→ Task requirements: Repeat the material verbatim and drop the pictures.

→ Information shown:
:::::
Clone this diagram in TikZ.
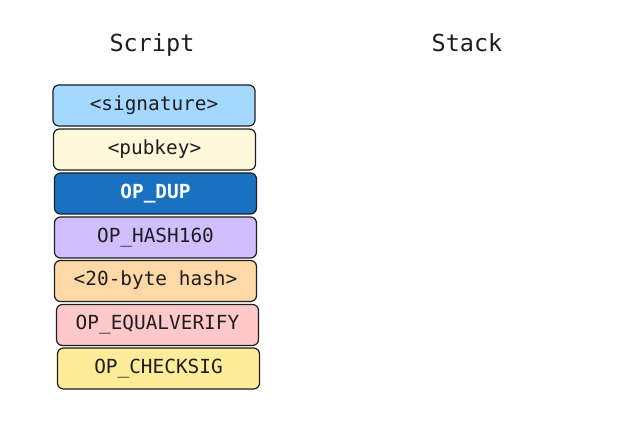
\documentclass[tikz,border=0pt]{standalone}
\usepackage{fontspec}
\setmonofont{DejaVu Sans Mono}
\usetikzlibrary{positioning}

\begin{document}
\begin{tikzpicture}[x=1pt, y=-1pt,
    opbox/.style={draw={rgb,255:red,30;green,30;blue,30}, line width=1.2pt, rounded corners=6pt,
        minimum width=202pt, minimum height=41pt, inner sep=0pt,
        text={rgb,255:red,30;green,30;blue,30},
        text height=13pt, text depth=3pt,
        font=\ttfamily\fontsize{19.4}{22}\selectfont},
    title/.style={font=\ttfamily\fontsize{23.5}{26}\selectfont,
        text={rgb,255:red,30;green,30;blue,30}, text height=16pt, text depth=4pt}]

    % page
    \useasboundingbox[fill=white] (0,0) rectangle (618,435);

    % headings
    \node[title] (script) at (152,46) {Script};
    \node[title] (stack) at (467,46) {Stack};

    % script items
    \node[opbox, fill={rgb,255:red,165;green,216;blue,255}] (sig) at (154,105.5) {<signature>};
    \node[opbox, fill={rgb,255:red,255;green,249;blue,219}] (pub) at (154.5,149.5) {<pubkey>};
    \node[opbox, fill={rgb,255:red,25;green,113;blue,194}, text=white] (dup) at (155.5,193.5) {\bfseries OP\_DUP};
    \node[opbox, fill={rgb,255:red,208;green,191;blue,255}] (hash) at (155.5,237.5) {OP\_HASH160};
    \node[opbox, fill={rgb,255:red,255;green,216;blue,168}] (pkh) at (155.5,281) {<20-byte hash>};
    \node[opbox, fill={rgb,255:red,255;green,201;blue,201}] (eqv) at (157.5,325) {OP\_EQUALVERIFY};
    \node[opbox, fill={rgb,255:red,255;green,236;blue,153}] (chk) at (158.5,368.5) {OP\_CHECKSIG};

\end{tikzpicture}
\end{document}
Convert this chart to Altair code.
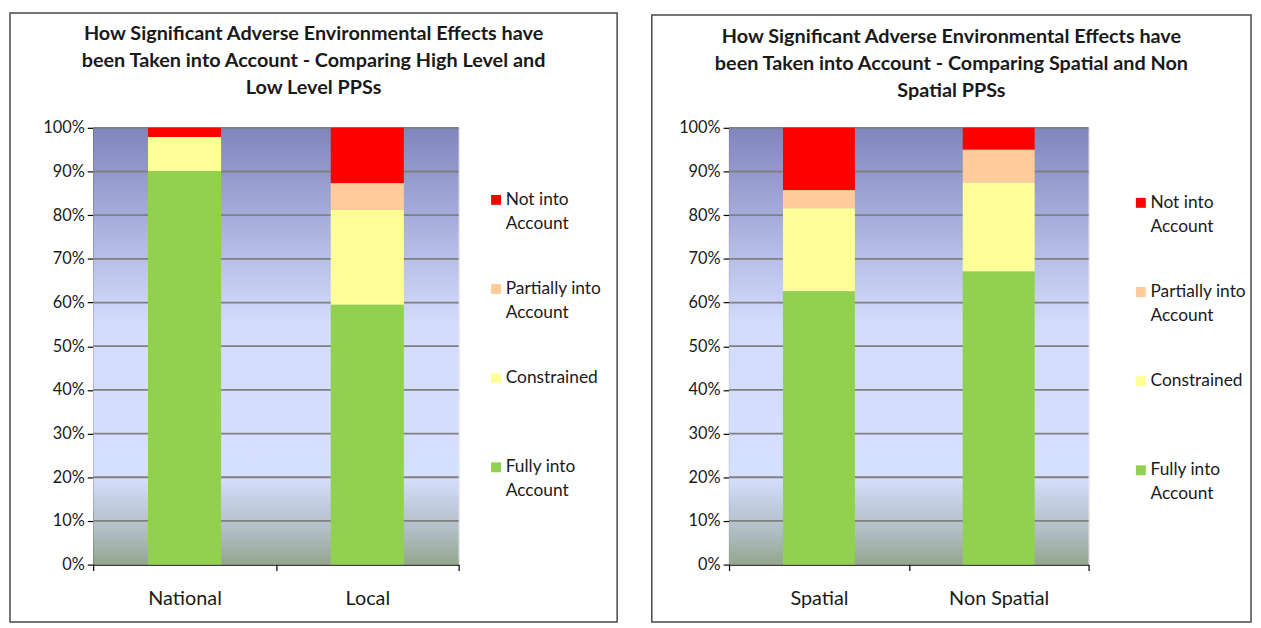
:::::
→ The output:
Clone this diagram in TikZ.
\documentclass[tikz,border=0pt]{standalone}
\usepackage{fontspec}
\setmonofont{DejaVu Sans Mono}
\usetikzlibrary{positioning}

\begin{document}
\begin{tikzpicture}[x=1pt, y=-1pt,
    opbox/.style={draw={rgb,255:red,30;green,30;blue,30}, line width=1.2pt, rounded corners=6pt,
        minimum width=202pt, minimum height=41pt, inner sep=0pt,
        text={rgb,255:red,30;green,30;blue,30},
        text height=13pt, text depth=3pt,
        font=\ttfamily\fontsize{19.4}{22}\selectfont},
    title/.style={font=\ttfamily\fontsize{23.5}{26}\selectfont,
        text={rgb,255:red,30;green,30;blue,30}, text height=16pt, text depth=4pt}]

    % page
    \useasboundingbox[fill=white] (0,0) rectangle (618,435);

    % headings
    \node[title] (script) at (152,46) {Script};
    \node[title] (stack) at (467,46) {Stack};

    % script items
    \node[opbox, fill={rgb,255:red,165;green,216;blue,255}] (sig) at (154,105.5) {<signature>};
    \node[opbox, fill={rgb,255:red,255;green,249;blue,219}] (pub) at (154.5,149.5) {<pubkey>};
    \node[opbox, fill={rgb,255:red,25;green,113;blue,194}, text=white] (dup) at (155.5,193.5) {\bfseries OP\_DUP};
    \node[opbox, fill={rgb,255:red,208;green,191;blue,255}] (hash) at (155.5,237.5) {OP\_HASH160};
    \node[opbox, fill={rgb,255:red,255;green,216;blue,168}] (pkh) at (155.5,281) {<20-byte hash>};
    \node[opbox, fill={rgb,255:red,255;green,201;blue,201}] (eqv) at (157.5,325) {OP\_EQUALVERIFY};
    \node[opbox, fill={rgb,255:red,255;green,236;blue,153}] (chk) at (158.5,368.5) {OP\_CHECKSIG};

\end{tikzpicture}
\end{document}
Convert this chart to Altair code.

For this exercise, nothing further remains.